Saturday, May 03, 2008

Negotiating with the Taliban - May 3

Negotiate with the Taliban? Only if Jack Layton is leading the charge. That way if anything happens to him it won't be considered a huge loss. Just kidding Jack! I once met Mr. Layton and shook his hand. He sure knows how to charm the Danforth locals. On a more serious side this really reflects unfavorably upon NATO. I sure hope PM Stephen Harper is playing close attention to this.

Johnny Cash


Geopolitical Diary: Negotiating With the Taliban in Afghanistan
May 2, 2008 0201 GMT


Canadian troops in Afghanistan are looking for opportunities to carry out tactical-level talks with Taliban insurgents, Canadian newspaper Globe and Mail reported on Thursday. The paper added that discussions are under way in Afghan government circles regarding strategic negotiations with the Taliban, including some controversial suggestions that Taliban leaders could receive political appointments or provincial governing posts. Furthermore, international stakeholders in the Policy Action Group reportedly are discussing “red lines” to set boundaries for what the talks could include.

The West has come to the realization that “solving” Afghanistan is not something that can be done militarily. The country, with its size and geographic complexity, is — at best — an artificial state held together by nothing more than an occupying force and neighbors who think that imposing direct control is more trouble than it is worth. Put another way, if the Soviets — with as many troops in Afghanistan as the United States now has in Iraq and with the will to kill anyone, anywhere — could not handle the country, NATO will certainly not be able to handle it with Western rules of engagement.

Yet that is how the war has been fought since 2002. Note we say 2002, not 2001. In 2001, the war was a different creature: The operation entailed overthrowing the then-Taliban government, and not imposing some flavor of stability. Overthrowing a manpower-light, geographically dispersed military proved rather simple. But then again, most of the Taliban chose not to stand still and let themselves be bombed from 20,000 feet; they melted away into the countryside. They began their resurgence in 2002 — which, six years later, has taken the form of a full-fledged insurgency.

The state of war that has existed since the Taliban began their comeback is what has defined the “country” for the past six years. And that war is what the U.S. administration is now attempting to redefine. The first step in that process is the installment of Gen. David Petraeus as chief of U.S. Central Command.

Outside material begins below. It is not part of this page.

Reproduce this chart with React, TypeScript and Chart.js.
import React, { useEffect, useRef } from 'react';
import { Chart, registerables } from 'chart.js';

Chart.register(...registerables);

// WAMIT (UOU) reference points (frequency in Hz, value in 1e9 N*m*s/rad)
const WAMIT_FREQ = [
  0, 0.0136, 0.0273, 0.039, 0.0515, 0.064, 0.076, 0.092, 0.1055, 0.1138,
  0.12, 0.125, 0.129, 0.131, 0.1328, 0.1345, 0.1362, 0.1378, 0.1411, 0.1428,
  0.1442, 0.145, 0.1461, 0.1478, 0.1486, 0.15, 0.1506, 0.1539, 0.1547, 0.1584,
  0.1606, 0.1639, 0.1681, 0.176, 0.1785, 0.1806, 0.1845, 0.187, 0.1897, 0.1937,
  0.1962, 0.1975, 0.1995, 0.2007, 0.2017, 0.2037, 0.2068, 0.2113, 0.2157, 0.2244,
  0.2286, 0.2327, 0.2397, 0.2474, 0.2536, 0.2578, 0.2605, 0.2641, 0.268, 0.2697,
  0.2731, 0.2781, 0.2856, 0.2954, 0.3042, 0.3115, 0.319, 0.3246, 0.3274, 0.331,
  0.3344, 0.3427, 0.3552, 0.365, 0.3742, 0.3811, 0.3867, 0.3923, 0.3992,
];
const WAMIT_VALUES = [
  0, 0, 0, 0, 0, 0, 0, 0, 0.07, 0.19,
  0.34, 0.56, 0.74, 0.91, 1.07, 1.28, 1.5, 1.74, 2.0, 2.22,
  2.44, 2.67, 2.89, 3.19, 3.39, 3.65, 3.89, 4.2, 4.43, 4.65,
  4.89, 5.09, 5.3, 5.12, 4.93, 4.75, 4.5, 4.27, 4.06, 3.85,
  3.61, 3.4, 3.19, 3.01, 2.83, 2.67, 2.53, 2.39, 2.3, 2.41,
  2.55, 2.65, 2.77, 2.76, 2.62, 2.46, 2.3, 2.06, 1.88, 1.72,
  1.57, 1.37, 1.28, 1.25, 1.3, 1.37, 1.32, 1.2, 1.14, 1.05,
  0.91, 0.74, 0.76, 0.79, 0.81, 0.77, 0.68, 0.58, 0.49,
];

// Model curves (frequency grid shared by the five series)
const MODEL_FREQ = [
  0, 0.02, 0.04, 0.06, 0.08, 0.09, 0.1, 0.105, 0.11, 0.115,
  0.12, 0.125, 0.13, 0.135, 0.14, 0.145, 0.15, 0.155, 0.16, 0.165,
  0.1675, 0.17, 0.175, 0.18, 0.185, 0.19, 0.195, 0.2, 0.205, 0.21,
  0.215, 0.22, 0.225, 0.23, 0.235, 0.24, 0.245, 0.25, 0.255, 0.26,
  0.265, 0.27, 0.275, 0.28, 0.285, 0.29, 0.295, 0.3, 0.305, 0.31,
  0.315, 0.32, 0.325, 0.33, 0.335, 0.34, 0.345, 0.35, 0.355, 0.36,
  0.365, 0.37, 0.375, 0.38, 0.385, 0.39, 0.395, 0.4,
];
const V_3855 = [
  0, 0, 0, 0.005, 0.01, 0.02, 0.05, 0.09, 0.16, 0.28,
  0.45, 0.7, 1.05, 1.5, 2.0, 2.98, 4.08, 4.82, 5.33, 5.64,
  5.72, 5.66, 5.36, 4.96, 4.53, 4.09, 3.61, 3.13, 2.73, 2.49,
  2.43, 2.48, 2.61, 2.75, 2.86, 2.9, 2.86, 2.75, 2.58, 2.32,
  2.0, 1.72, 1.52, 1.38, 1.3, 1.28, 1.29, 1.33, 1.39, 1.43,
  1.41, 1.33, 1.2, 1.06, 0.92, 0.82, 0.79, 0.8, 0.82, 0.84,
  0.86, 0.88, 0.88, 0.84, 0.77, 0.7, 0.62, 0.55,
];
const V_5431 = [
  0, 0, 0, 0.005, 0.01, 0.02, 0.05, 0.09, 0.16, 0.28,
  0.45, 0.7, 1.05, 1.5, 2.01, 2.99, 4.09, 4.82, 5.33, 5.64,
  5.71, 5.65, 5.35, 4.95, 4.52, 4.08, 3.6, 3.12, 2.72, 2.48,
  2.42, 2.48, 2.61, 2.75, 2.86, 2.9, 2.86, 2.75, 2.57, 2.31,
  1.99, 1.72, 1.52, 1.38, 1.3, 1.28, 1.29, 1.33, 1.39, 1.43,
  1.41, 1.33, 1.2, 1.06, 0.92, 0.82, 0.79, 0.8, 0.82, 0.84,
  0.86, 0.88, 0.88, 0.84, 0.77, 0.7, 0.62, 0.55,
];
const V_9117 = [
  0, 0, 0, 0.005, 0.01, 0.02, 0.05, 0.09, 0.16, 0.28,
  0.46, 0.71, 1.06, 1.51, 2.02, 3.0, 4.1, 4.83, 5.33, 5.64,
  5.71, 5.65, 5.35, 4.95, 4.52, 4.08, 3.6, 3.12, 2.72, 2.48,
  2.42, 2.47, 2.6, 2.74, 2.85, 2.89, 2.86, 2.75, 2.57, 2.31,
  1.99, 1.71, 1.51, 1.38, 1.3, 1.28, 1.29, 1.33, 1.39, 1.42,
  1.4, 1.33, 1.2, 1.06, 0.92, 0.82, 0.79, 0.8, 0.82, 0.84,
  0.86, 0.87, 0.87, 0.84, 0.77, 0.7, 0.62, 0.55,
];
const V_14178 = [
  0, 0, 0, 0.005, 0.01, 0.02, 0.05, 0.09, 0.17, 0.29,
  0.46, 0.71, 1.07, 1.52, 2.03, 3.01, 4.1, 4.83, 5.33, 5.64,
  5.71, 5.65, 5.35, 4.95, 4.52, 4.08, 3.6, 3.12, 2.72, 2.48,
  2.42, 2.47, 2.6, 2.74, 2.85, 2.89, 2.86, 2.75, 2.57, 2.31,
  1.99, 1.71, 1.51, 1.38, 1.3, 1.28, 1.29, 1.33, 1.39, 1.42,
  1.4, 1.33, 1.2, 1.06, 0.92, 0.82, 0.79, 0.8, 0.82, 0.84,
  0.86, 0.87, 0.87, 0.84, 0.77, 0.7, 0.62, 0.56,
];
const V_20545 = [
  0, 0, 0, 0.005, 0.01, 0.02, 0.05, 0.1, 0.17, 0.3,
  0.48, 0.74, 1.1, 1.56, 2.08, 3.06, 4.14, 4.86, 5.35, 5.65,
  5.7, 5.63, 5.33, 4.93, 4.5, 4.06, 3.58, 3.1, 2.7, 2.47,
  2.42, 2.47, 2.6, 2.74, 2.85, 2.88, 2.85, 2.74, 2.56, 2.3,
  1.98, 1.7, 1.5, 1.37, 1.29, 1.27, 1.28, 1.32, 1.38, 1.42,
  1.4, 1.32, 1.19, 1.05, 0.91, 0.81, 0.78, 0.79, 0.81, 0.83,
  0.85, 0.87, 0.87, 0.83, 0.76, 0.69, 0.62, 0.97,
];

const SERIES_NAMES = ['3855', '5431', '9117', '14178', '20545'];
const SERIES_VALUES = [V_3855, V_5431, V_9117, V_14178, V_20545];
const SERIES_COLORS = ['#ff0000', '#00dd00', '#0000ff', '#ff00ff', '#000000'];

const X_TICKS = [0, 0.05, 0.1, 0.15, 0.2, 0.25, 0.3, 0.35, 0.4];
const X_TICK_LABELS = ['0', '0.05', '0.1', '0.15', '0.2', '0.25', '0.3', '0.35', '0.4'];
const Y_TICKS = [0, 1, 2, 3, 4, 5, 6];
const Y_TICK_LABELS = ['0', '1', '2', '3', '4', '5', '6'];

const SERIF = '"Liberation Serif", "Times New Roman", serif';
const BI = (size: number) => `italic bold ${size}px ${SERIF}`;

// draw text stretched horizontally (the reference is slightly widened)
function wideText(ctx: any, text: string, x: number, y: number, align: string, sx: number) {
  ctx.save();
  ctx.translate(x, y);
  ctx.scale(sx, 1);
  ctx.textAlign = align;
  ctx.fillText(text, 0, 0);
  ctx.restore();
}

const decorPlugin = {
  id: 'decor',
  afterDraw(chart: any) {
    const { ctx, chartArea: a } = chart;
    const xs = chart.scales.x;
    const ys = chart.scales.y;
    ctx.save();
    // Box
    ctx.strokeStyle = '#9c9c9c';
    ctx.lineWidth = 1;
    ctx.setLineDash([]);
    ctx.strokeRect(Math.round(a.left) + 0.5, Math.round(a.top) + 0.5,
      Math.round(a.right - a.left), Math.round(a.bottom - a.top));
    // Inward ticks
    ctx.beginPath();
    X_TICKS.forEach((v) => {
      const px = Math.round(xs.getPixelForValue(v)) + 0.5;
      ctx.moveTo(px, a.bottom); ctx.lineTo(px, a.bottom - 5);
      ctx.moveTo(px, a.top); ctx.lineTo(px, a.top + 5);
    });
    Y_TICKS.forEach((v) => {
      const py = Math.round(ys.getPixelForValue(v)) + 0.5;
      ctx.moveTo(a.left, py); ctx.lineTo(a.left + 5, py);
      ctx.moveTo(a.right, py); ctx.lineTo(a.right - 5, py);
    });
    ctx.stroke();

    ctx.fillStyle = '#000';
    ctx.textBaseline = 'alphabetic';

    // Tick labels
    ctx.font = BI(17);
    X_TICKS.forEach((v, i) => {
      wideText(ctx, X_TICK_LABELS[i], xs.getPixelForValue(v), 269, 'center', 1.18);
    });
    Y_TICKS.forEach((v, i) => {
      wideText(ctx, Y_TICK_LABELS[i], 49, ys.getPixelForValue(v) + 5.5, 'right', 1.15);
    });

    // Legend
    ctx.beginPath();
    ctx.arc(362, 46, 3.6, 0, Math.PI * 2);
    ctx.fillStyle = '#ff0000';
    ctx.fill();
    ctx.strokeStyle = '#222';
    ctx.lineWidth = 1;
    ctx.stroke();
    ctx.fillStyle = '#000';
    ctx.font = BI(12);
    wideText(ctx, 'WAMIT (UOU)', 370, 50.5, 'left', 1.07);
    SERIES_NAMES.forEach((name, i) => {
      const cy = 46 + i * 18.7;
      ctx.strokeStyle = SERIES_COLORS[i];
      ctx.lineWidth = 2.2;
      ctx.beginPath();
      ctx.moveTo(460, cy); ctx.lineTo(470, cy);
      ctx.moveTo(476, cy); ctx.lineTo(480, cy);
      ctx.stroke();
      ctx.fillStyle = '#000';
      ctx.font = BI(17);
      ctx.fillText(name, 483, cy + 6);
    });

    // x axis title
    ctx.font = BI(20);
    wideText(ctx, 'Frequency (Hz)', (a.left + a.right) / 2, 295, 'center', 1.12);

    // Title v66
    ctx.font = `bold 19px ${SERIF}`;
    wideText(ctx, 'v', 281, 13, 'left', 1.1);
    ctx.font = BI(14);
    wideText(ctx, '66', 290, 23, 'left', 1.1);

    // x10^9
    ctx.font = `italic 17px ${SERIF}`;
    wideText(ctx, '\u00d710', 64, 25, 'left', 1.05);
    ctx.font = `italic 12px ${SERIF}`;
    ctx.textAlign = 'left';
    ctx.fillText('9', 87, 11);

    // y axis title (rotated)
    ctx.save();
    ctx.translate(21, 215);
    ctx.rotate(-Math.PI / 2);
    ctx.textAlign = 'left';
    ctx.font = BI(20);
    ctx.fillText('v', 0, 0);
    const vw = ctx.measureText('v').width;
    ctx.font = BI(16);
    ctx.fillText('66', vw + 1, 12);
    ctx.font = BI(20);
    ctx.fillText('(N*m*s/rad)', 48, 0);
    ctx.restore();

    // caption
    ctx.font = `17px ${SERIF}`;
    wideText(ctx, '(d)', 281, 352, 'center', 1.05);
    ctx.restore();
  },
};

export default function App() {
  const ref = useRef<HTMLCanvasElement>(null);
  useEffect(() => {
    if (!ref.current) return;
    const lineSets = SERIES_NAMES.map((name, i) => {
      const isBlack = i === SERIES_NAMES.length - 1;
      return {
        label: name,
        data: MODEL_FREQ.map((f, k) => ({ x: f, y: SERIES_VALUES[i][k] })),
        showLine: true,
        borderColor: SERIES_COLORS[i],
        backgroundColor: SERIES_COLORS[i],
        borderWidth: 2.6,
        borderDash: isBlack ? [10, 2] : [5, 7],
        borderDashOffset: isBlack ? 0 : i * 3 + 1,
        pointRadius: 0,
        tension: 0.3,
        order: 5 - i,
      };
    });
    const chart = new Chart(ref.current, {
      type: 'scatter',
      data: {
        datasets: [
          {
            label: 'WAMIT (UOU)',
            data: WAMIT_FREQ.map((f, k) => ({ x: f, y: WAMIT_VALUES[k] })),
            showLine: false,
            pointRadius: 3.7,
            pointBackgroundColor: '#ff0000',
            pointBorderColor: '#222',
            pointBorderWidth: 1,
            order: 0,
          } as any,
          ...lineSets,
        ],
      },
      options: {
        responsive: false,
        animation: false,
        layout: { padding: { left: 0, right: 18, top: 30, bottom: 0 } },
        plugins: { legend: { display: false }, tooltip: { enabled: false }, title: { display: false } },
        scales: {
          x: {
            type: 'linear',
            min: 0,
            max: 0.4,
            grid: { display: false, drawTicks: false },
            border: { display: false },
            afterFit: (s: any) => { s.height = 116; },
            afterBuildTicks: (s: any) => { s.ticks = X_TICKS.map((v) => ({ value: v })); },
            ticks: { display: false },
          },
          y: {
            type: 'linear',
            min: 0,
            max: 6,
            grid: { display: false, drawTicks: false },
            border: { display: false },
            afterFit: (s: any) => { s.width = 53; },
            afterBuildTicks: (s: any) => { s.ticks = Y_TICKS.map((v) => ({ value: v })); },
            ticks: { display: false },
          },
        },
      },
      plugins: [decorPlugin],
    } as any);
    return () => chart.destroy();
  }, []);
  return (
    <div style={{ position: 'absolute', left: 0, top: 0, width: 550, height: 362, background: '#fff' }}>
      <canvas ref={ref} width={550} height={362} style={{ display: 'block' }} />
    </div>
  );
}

Petraeus’ most impressive claim to fame so far was turning the Iraqi war of occupation around. Instead of using military force to make Iraq look like a sandy Wisconsin, he instead engaged select foes and turned them into allies, adding American firepower to their own. This not only whittled down the number of militants fighting U.S. forces, but it allowed those forces to concentrate their efforts on the foes that they had to fight, instead of needing to patrol regions that — with the right deals cut — could patrol themselves.

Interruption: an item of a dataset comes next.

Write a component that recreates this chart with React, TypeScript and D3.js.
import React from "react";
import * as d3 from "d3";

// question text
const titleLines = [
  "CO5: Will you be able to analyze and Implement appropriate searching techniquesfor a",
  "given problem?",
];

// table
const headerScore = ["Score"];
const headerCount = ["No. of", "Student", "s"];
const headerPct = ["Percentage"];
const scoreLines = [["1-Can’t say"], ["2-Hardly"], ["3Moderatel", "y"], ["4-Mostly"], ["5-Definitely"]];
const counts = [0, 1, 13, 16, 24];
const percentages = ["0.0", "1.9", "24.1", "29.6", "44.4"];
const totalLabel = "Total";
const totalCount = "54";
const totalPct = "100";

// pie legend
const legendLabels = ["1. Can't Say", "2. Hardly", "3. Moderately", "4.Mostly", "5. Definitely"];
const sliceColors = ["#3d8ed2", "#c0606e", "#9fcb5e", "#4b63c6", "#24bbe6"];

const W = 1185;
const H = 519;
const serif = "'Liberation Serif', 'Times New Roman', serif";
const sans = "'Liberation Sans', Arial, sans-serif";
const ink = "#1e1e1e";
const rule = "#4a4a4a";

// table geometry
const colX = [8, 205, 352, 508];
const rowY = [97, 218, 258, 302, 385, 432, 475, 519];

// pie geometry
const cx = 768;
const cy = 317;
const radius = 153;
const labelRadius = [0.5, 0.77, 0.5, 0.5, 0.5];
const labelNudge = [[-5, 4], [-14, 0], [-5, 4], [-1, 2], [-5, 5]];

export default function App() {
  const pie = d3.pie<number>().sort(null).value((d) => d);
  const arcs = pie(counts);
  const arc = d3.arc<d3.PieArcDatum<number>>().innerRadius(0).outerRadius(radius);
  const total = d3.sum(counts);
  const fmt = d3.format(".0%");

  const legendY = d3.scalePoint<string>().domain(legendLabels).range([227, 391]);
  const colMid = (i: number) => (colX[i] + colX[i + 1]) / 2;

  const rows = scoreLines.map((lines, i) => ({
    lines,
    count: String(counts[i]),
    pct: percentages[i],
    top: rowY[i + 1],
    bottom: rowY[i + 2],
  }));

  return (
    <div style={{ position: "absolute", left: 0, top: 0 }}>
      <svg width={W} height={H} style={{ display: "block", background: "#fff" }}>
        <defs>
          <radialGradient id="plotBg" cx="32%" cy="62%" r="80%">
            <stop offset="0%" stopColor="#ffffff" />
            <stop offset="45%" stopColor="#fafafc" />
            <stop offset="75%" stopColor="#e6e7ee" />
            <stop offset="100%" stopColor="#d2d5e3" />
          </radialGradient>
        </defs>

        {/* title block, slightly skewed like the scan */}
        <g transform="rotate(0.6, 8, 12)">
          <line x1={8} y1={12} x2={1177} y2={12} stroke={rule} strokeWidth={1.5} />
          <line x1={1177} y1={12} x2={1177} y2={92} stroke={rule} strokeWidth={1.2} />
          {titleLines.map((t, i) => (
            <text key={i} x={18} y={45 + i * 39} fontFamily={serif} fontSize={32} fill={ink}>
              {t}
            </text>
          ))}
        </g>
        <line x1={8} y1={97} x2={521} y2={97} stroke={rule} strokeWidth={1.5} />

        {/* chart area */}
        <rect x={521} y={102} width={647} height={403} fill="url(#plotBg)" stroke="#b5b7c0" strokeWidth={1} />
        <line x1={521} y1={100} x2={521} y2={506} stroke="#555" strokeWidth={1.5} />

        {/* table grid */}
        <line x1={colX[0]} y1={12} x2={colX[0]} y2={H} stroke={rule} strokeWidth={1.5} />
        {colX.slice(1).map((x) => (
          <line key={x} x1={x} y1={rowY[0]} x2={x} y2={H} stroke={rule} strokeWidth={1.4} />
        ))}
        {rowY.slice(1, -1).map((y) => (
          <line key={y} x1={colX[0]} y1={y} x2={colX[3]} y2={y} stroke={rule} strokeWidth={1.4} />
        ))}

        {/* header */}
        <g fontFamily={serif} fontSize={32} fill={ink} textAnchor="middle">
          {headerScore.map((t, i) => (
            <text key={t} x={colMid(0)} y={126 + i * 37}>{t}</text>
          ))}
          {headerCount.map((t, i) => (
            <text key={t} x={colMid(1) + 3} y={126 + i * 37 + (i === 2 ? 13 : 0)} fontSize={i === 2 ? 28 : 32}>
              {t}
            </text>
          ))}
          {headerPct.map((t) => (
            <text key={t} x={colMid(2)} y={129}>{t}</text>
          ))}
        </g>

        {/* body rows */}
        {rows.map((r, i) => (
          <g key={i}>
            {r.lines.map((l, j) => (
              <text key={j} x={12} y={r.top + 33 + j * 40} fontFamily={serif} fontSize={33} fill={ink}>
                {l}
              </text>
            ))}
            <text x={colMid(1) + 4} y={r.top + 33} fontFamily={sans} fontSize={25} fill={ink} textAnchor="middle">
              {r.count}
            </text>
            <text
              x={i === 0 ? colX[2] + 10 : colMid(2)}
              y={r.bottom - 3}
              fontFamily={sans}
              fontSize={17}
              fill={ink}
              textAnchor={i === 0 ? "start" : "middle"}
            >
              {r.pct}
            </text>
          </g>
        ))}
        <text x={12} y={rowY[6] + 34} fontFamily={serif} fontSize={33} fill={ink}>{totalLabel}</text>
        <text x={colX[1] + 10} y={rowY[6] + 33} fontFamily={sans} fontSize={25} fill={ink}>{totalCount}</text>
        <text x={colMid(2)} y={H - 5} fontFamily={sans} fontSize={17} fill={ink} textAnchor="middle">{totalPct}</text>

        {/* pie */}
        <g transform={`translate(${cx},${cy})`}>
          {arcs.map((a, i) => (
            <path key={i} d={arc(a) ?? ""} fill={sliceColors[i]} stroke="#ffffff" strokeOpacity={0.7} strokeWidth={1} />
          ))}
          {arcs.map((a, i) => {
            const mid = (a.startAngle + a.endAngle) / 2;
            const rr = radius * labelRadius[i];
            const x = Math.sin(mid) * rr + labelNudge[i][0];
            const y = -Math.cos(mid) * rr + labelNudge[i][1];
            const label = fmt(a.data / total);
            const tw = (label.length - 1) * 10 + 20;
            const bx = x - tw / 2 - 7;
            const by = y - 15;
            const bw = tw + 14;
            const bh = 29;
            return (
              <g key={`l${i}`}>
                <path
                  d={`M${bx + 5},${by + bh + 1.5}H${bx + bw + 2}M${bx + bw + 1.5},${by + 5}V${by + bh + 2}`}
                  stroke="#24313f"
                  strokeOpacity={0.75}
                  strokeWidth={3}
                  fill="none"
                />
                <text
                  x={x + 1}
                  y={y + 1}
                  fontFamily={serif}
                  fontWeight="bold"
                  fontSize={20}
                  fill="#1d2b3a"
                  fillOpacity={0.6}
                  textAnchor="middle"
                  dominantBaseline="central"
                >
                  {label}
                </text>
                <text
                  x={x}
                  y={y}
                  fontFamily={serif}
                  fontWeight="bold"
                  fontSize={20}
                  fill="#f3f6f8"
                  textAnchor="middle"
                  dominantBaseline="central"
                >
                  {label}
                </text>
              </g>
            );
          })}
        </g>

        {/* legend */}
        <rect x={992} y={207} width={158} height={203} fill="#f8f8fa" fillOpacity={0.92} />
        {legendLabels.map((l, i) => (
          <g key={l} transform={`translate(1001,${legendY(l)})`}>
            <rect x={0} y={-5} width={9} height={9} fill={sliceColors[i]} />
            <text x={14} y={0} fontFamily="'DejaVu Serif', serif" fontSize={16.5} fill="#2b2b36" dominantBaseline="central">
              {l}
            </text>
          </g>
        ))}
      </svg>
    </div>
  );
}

The war in Iraq is hardly “over,” but Petraeus’ strategy has proven sufficient to make the task manageable. Perhaps there are lessons from Iraq that can be put to work in Afghanistan such that the United States and its NATO allies can reach a point where the chaos there can be managed as well. If re-Baathification worked and the Americans are working with Islamist actors in Iraq (both Sunni and Shiite), perhaps they can do the same in Afghanistan. In other words, if there is a need to bring back the Taliban, then that has to be managed.

Petraeus has juggled a complex situation in Iraq, consisting of multiple groups divided along ethno-sectarian, ideological, political and tribal lines. Dealing with a much less complex militancy landscape involving (more or less) a singular trend — that of the Taliban — is therefore not an unreasonable expectation. That said, there is one major difference: Unlike the Iraqi actors Washington has dealt with, the Taliban could be the first jihadist group with which the United States engages in talks.

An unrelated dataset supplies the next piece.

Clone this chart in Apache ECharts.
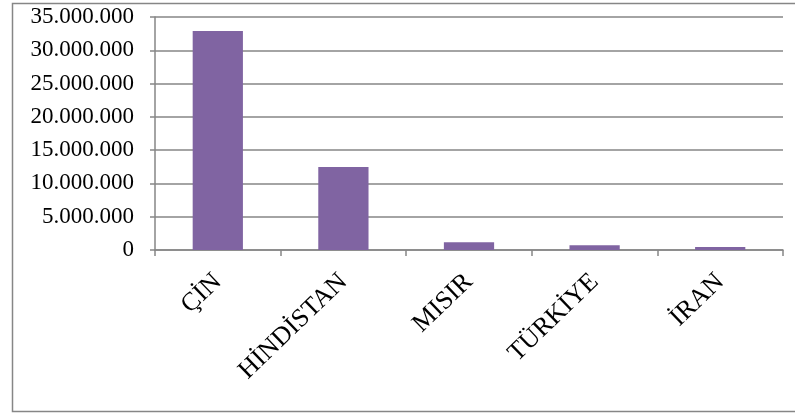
<!DOCTYPE html>
<html>
<head>
    <meta charset="utf-8">
    <title>Ülkeler</title>
    <script src="https://cdn.jsdelivr.net/npm/echarts@6/dist/echarts.min.js"></script>
    <style>
        html, body { margin: 0; padding: 0; background: #fff; }
        #main { width: 795px; height: 414px; }
    </style>
</head>
<body>
<div id="main"></div>
<script>
    // veriler
    var ulkeler = ['ÇİN', 'HİNDİSTAN', 'MISIR', 'TÜRKİYE', 'İRAN'];
    var degerler = [32900000, 12450000, 1150000, 700000, 450000];

    var gri = '#868686';
    var yazi = 'Liberation Serif';

    function noktali(v) {
        return String(v).replace(/\B(?=(\d{3})+(?!\d))/g, '.');
    }

    var myChart = echarts.init(document.getElementById('main'));
    var option = {
        animation: false,
        graphic: [{
            type: 'rect',
            shape: { x: 12.5, y: 3.5, width: 800, height: 408 },
            style: { fill: 'none', stroke: gri, lineWidth: 1.5 },
            silent: true
        }],
        grid: { left: 155, top: 17, right: 12, bottom: 164 },
        xAxis: {
            type: 'category',
            data: ulkeler,
            axisLine: { lineStyle: { color: gri, width: 1.5 } },
            axisTick: { show: true, length: 6, lineStyle: { color: gri, width: 1.5 } },
            axisLabel: {
                rotate: 44, margin: 28, color: '#000',
                fontFamily: yazi, fontSize: 26, interval: 0
            }
        },
        yAxis: {
            type: 'value',
            min: 0, max: 35000000, interval: 5000000,
            axisLine: { show: true, lineStyle: { color: gri, width: 1.5 } },
            axisTick: { show: true, length: 5, lineStyle: { color: gri, width: 1.5 } },
            splitLine: { lineStyle: { color: gri, width: 1.5 } },
            axisLabel: {
                margin: 21, color: '#000', fontFamily: yazi, fontSize: 23,
                formatter: noktali
            }
        },
        series: [{
            type: 'bar',
            data: degerler,
            barWidth: '40%',
            itemStyle: { color: '#8064A2' }
        }]
    };
    myChart.setOption(option);
</script>
</body>
</html>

The operating assumption in any negotiations is that an armed nonstate actor is willing to be pragmatic — something very difficult for religious ideologues. What this means is that initial talks will be about gaining a clear understanding of the nebulous nature of the Taliban phenomenon such that pragmatic elements can be identified among what appears to be a collection of armed Pashtun mullahs. Separating those who are willing to do business from those who are engaged in a zero-sum game could help transform the belligerents into a much more manageable entity.

The West’s goal in Iraq is to re-create a buffer state that can contain an Iran with regional ambitions, whereas the objective in Afghanistan is far more modest. In Afghanistan, the West is not even looking to create a state in the normal sense of the word. An arrangement that can keep chaos within tolerable parameters would suffice.